Future of mobility blog series

Perspectives

Future of mobility and World Economic Forum blog series

Come along for the ride: translating a SIMsystem vision into action

 

Second in the series by Scott L. Corwin, Global Future of Mobility Leader

In my last blog about the World Economic Forum and Deloitte’s efforts to develop a seamless, integrated mobility system (SIMSystem), I described how we are trying to help accelerate adoption of this new ecosystem. A SIMSystem creates a comprehensive view of mobility —that means the movement of people and goods, regardless of the mode (or modes) they travel by—and brings its multiple components into harmony with innovative technology and smart policies.

In this blog I’m going to talk about how our working group—comprising 20-plus senior leaders from major transport enterprises to start-ups and academics—went about tackling such a wide-ranging topic.
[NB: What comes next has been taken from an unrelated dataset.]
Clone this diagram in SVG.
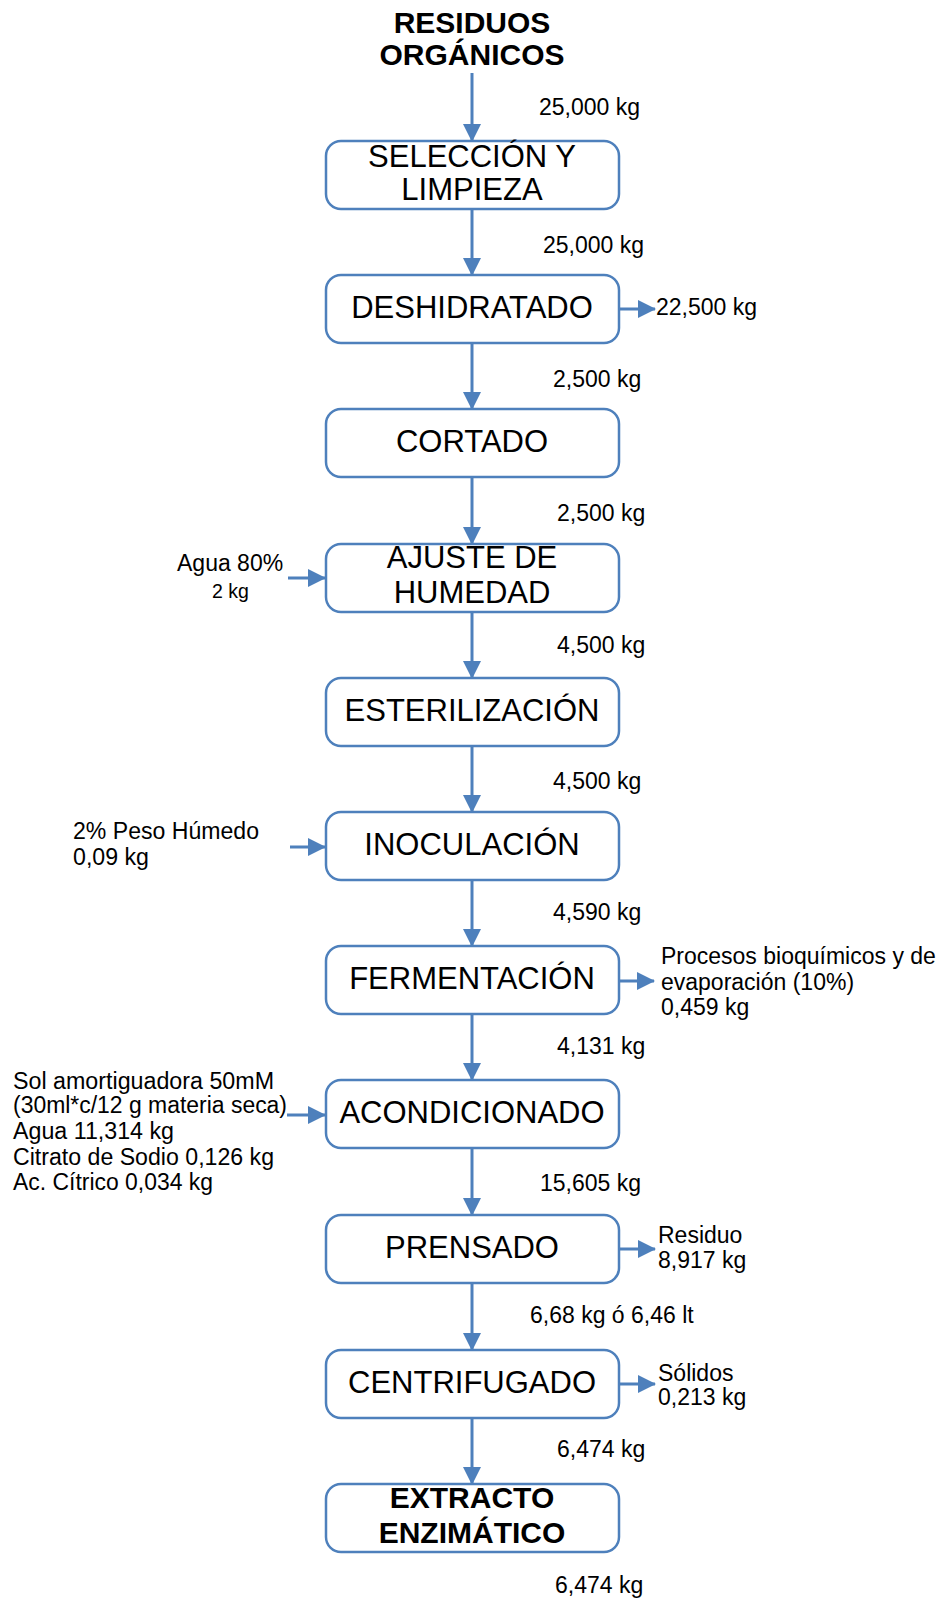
<svg xmlns="http://www.w3.org/2000/svg" width="943" height="1601" viewBox="0 0 943 1601">
<defs>
<style>
.box{fill:#fff;stroke:#4E80BC;stroke-width:2.5}
.ln{stroke:#4E80BC;stroke-width:3;fill:none}
.bt{font-family:"Liberation Sans",Arial,sans-serif;font-size:31px;fill:#000;text-anchor:middle}
.bb{font-family:"Liberation Sans",Arial,sans-serif;font-size:30px;font-weight:bold;fill:#000;text-anchor:middle}
.lb{font-family:"Liberation Sans",Arial,sans-serif;font-size:23px;fill:#000}
.sm{font-family:"Liberation Sans",Arial,sans-serif;font-size:19.5px;fill:#000}
</style>
<marker id="ah" markerUnits="userSpaceOnUse" markerWidth="18" markerHeight="18" refX="17" refY="9" orient="auto">
<path d="M0,0 L18,9 L0,18 z" fill="#4E80BC"/>
</marker>
</defs>
<rect width="943" height="1601" fill="#fff"/>

<g id="connectors">
<line class="ln" x1="472" y1="73" x2="472" y2="141" marker-end="url(#ah)"/>
<line class="ln" x1="472" y1="209" x2="472" y2="275" marker-end="url(#ah)"/>
<line class="ln" x1="472" y1="343" x2="472" y2="409" marker-end="url(#ah)"/>
<line class="ln" x1="472" y1="477" x2="472" y2="544" marker-end="url(#ah)"/>
<line class="ln" x1="472" y1="612" x2="472" y2="678" marker-end="url(#ah)"/>
<line class="ln" x1="472" y1="746" x2="472" y2="812" marker-end="url(#ah)"/>
<line class="ln" x1="472" y1="880" x2="472" y2="946" marker-end="url(#ah)"/>
<line class="ln" x1="472" y1="1014" x2="472" y2="1080" marker-end="url(#ah)"/>
<line class="ln" x1="472" y1="1148" x2="472" y2="1215" marker-end="url(#ah)"/>
<line class="ln" x1="472" y1="1283" x2="472" y2="1350" marker-end="url(#ah)"/>
<line class="ln" x1="472" y1="1418" x2="472" y2="1484" marker-end="url(#ah)"/>
<line class="ln" x1="619" y1="309" x2="655" y2="309" marker-end="url(#ah)"/>
<line class="ln" x1="619" y1="981" x2="654" y2="981" marker-end="url(#ah)"/>
<line class="ln" x1="619" y1="1249" x2="655" y2="1249" marker-end="url(#ah)"/>
<line class="ln" x1="619" y1="1384" x2="655" y2="1384" marker-end="url(#ah)"/>
<line class="ln" x1="288" y1="578" x2="325" y2="578" marker-end="url(#ah)"/>
<line class="ln" x1="290" y1="847" x2="325" y2="847" marker-end="url(#ah)"/>
<line class="ln" x1="287" y1="1115" x2="325" y2="1115" marker-end="url(#ah)"/>
</g>

<g id="n-residuos">
<text class="bb" x="472" y="33">RESIDUOS</text>
<text class="bb" x="472" y="65">ORGÁNICOS</text>
</g>
<g id="n-seleccion">
<rect class="box" x="326" y="141" width="293" height="68" rx="15"/>
<text class="bt" x="472" y="167">SELECCIÓN Y</text>
<text class="bt" x="472" y="200">LIMPIEZA</text>
</g>
<g id="n-deshidratado">
<rect class="box" x="326" y="275" width="293" height="68" rx="15"/>
<text class="bt" x="472" y="318">DESHIDRATADO</text>
</g>
<g id="n-cortado">
<rect class="box" x="326" y="409" width="293" height="68" rx="15"/>
<text class="bt" x="472" y="452">CORTADO</text>
</g>
<g id="n-ajuste">
<rect class="box" x="326" y="544" width="293" height="68" rx="15"/>
<text class="bt" x="472" y="568">AJUSTE DE</text>
<text class="bt" x="472" y="603">HUMEDAD</text>
</g>
<g id="n-esterilizacion">
<rect class="box" x="326" y="678" width="293" height="68" rx="15"/>
<text class="bt" x="472" y="721">ESTERILIZACIÓN</text>
</g>
<g id="n-inoculacion">
<rect class="box" x="326" y="812" width="293" height="68" rx="15"/>
<text class="bt" x="472" y="855">INOCULACIÓN</text>
</g>
<g id="n-fermentacion">
<rect class="box" x="326" y="946" width="293" height="68" rx="15"/>
<text class="bt" x="472" y="989">FERMENTACIÓN</text>
</g>
<g id="n-acondicionado">
<rect class="box" x="326" y="1080" width="293" height="68" rx="15"/>
<text class="bt" x="472" y="1123">ACONDICIONADO</text>
</g>
<g id="n-prensado">
<rect class="box" x="326" y="1215" width="293" height="68" rx="15"/>
<text class="bt" x="472" y="1258">PRENSADO</text>
</g>
<g id="n-centrifugado">
<rect class="box" x="326" y="1350" width="293" height="68" rx="15"/>
<text class="bt" x="472" y="1393">CENTRIFUGADO</text>
</g>
<g id="n-extracto">
<rect class="box" x="326" y="1484" width="293" height="68" rx="15"/>
<text class="bb" x="472" y="1508">EXTRACTO</text>
<text class="bb" x="472" y="1543">ENZIMÁTICO</text>
</g>

<g id="labels">
<text class="lb" x="539" y="115">25,000 kg</text>
<text class="lb" x="543" y="253">25,000 kg</text>
<text class="lb" x="553" y="387">2,500 kg</text>
<text class="lb" x="557" y="521">2,500 kg</text>
<text class="lb" x="557" y="653">4,500 kg</text>
<text class="lb" x="553" y="789">4,500 kg</text>
<text class="lb" x="553" y="920">4,590 kg</text>
<text class="lb" x="557" y="1054">4,131 kg</text>
<text class="lb" x="540" y="1191">15,605 kg</text>
<text class="lb" x="530" y="1323">6,68 kg ó 6,46 lt</text>
<text class="lb" x="557" y="1457">6,474 kg</text>
<text class="lb" x="555" y="1593">6,474 kg</text>

<text class="lb" x="656" y="315">22,500 kg</text>
<text class="lb" x="661" y="964">Procesos bioquímicos y de</text>
<text class="lb" x="661" y="990">evaporación (10%)</text>
<text class="lb" x="661" y="1015">0,459 kg</text>
<text class="lb" x="658" y="1243">Residuo</text>
<text class="lb" x="658" y="1268">8,917 kg</text>
<text class="lb" x="658" y="1381">Sólidos</text>
<text class="lb" x="658" y="1405">0,213 kg</text>

<text class="lb" x="177" y="571">Agua 80%</text>
<text class="sm" x="212" y="598">2 kg</text>
<text class="lb" x="73" y="839" textLength="186" lengthAdjust="spacingAndGlyphs">2% Peso Húmedo</text>
<text class="lb" x="73" y="865" textLength="76" lengthAdjust="spacingAndGlyphs">0,09 kg</text>
<text class="lb" x="13" y="1089" textLength="261" lengthAdjust="spacingAndGlyphs">Sol amortiguadora 50mM</text>
<text class="lb" x="13" y="1113" textLength="274" lengthAdjust="spacingAndGlyphs">(30ml*c/12 g materia seca)</text>
<text class="lb" x="13" y="1139" textLength="161" lengthAdjust="spacingAndGlyphs">Agua 11,314 kg</text>
<text class="lb" x="13" y="1165" textLength="261" lengthAdjust="spacingAndGlyphs">Citrato de Sodio 0,126 kg</text>
<text class="lb" x="13" y="1190" textLength="200" lengthAdjust="spacingAndGlyphs">Ac. Cítrico 0,034 kg</text>
</g>
</svg>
Something as complex and ambitious as a SIMSystem doesn’t spring fully formed from anyone’s head. It requires imagination: we are contemplating a system that does not yet exist, after all. But it also requires keeping focus on where we’re collectively trying to go—and not getting bogged down in (or discouraged by) the apparent challenges along the way.

Let imagination be your guide

Analyzing a few futuristic SIMSystem scenarios in our first working meeting at Deloitte’s Berlin Greenhouse played a big role in getting us to think past the limits of today’s multi-modal transportation system. The scenarios imagined a world where innovative new technologies, like hyperloop and mobile autonomous lockers, could enable moving passengers and goods faster, safer, cleaner, and cheaper than today. Using a reverse-engineering approach, we took hypothetical scenarios and worked backward to figure out what kinds of challenges would need to be overcome to make them a reality.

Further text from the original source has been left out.